Pembungkus bukan hanya wadah bagi Lopek; ia adalah bumbu tak terlihat yang memberikan aroma khas. Daun pisang atau daun lontar adalah pilihan tradisional. Daun pisang yang digunakan haruslah yang masih muda dan lentur, lalu dilayukan sebentar (biasanya dijemur atau dipanaskan di atas api kecil) agar tidak mudah robek saat dilipat dan agar aromanya keluar maksimal ketika dikukus.

Aroma khas yang kita kenal dari Lopek—aroma hijau, sedikit manis, dan sangat alami—adalah hasil dari transfer minyak esensial dari daun ke pati ketan selama proses pengukusan. Pembungkusan yang rapat dan hermetis juga memastikan bahwa Lopek matang secara merata dan tidak kehilangan kelembapannya. Bentuk khas Lopek yang memanjang atau segitiga unik adalah cerminan langsung dari cara daun tersebut dibentuk dan diikat.

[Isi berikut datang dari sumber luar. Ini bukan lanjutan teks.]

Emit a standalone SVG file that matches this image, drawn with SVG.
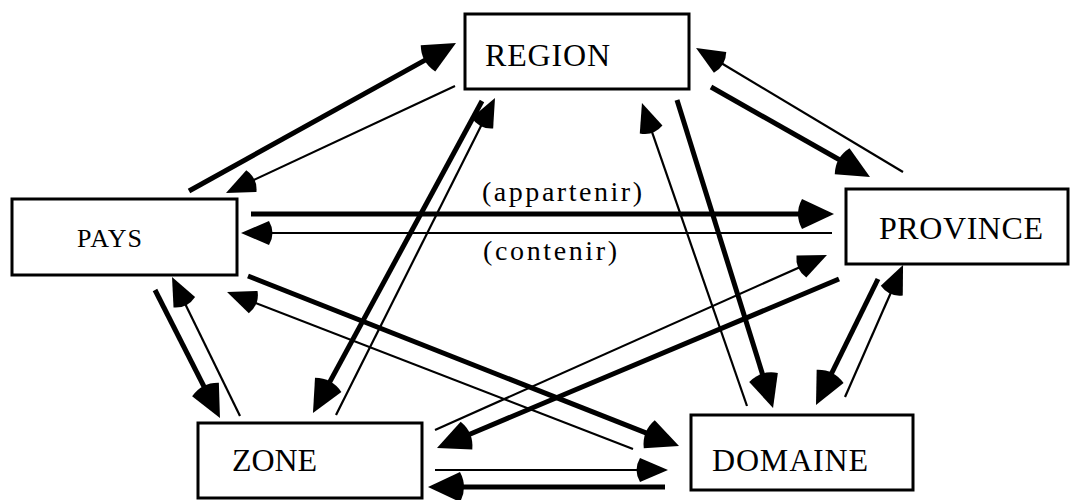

Setiap bagian dari Lopek memainkan peran yang sinergis. Ketika ketiga komponen ini berinteraksi melalui panas dan uap, mereka bertransformasi dari bahan mentah menjadi sebuah hidangan yang memiliki kedalaman rasa. Ketan memberikan tekstur, santan memberikan gurih, dan daun memberikan jiwa, menciptakan Lopek yang menjadi lambang kesempurnaan kuliner tradisional.

III. Seni Membungkus Lopek: Presisi dan Estetika

Bagian yang paling membedakan Lopek dari penganan ketan lainnya adalah teknik pembungkusannya. Ini adalah seni yang diwariskan turun-temurun, sebuah keterampilan manual yang menuntut ketangkasan dan pemahaman geometris alami. Pembungkusan Lopek yang benar tidak hanya menjamin penampilan yang menarik tetapi juga memastikan distribusi panas yang merata saat proses pengukusan, serta menjaga daya simpan.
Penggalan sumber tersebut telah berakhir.